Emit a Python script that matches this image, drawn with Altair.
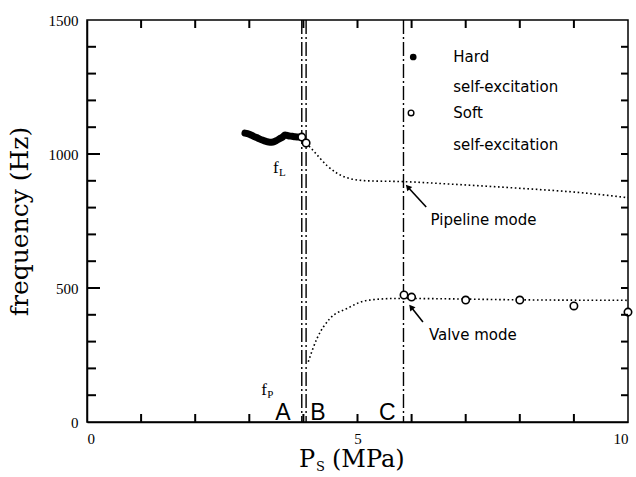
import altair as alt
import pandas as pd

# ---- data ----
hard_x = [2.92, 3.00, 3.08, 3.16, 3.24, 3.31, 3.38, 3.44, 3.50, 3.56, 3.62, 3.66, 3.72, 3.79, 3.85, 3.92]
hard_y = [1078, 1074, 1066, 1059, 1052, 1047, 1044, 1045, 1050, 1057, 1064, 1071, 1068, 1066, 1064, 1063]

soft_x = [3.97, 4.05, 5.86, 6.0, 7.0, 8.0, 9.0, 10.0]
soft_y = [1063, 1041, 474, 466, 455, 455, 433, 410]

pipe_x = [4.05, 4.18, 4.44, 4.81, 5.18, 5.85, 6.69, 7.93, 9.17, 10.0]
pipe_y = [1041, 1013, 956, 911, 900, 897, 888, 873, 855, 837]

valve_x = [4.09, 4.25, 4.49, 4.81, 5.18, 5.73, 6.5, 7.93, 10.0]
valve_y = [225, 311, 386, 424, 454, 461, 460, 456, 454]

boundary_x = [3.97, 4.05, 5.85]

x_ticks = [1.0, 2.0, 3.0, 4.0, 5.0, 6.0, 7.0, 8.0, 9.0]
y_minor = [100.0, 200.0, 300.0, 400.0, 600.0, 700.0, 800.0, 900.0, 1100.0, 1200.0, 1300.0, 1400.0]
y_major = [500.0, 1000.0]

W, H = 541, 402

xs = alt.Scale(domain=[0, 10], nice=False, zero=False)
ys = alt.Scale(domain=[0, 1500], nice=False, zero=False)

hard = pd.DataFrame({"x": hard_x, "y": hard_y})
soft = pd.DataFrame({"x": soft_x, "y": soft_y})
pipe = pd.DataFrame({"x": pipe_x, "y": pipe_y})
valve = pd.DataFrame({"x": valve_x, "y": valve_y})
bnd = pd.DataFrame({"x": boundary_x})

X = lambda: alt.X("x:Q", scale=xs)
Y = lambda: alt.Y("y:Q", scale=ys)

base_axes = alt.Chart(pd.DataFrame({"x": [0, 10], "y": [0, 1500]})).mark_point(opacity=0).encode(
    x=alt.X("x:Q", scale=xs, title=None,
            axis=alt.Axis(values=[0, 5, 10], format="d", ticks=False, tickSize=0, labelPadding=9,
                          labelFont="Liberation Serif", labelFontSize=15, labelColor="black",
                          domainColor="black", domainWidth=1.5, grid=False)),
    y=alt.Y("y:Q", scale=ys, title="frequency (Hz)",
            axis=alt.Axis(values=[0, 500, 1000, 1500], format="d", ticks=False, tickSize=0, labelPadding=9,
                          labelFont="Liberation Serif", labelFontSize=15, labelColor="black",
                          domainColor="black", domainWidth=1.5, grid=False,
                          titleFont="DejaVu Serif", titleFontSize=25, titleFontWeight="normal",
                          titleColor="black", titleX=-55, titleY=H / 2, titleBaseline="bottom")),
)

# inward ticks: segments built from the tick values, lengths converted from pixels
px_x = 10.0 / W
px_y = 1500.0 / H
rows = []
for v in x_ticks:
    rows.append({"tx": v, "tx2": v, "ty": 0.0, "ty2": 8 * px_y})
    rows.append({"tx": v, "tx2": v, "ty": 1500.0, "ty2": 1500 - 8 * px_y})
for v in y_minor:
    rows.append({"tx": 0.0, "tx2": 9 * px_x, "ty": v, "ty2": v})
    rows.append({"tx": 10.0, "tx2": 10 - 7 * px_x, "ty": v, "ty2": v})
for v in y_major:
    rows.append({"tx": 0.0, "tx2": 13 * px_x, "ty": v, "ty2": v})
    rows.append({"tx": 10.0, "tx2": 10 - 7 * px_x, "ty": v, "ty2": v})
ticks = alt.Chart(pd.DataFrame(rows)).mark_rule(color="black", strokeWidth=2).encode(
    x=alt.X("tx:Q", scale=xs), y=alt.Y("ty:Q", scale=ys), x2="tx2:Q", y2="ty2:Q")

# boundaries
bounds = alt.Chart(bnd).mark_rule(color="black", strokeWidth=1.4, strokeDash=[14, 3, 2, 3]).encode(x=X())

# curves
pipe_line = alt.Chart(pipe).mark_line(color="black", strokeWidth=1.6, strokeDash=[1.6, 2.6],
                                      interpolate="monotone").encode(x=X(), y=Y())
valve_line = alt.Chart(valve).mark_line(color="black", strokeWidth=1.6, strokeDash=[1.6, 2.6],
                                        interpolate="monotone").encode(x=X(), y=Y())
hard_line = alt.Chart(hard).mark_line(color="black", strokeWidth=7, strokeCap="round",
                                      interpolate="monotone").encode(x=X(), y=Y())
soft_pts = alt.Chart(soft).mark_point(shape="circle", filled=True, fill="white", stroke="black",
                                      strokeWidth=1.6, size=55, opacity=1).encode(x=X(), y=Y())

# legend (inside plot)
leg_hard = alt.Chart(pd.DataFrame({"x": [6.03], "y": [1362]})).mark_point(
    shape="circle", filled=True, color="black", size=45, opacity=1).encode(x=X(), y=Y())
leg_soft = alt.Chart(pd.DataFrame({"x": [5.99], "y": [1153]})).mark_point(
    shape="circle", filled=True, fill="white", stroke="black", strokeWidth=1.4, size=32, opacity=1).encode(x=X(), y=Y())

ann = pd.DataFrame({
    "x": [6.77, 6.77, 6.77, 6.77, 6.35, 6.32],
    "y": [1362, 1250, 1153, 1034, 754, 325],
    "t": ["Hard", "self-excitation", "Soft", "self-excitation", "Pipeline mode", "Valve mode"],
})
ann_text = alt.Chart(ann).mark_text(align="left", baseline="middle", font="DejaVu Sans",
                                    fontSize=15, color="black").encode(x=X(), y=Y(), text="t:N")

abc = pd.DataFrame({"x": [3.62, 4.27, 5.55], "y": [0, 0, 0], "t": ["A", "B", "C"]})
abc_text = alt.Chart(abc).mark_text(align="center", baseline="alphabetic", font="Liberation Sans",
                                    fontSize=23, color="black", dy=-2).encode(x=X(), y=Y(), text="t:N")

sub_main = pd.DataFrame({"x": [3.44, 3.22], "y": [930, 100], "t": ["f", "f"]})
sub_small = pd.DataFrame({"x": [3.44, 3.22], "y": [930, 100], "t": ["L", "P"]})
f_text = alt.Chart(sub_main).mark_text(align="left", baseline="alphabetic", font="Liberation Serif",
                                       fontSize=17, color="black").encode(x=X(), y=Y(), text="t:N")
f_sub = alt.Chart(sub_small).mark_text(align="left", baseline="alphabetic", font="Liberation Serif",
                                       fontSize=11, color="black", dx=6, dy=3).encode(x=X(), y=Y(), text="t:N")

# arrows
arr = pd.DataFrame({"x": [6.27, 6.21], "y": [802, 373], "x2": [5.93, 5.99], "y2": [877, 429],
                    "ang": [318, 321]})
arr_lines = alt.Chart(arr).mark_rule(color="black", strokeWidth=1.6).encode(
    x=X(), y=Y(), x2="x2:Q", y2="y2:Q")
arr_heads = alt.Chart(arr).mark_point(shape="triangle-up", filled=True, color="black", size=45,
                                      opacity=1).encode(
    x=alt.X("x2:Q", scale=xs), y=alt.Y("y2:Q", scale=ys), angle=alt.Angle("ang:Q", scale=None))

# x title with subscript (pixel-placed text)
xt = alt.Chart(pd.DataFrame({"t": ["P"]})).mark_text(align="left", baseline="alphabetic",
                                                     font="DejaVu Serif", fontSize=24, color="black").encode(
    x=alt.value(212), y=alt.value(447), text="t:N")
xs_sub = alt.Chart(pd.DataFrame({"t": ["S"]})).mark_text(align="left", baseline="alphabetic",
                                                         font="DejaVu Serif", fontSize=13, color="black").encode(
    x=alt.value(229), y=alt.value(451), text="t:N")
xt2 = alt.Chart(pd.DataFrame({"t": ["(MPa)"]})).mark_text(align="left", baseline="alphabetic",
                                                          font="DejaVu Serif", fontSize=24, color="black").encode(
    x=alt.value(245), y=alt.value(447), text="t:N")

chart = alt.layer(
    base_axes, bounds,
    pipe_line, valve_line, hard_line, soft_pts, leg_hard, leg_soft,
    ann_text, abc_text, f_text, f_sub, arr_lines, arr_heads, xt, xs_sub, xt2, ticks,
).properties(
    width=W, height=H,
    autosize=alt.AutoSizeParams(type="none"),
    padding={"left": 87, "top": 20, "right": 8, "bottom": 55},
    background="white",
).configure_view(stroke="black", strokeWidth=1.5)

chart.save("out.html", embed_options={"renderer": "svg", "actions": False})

····················

:: PROMPT ::
Pictures excluded, repeat exactly the lines from the top of the material through the line with "import pandas as pd", including both of those lines.

:: COMPLETE ANSWER ::
Emit a Python script that matches this image, drawn with Altair.
import altair as alt
import pandas as pd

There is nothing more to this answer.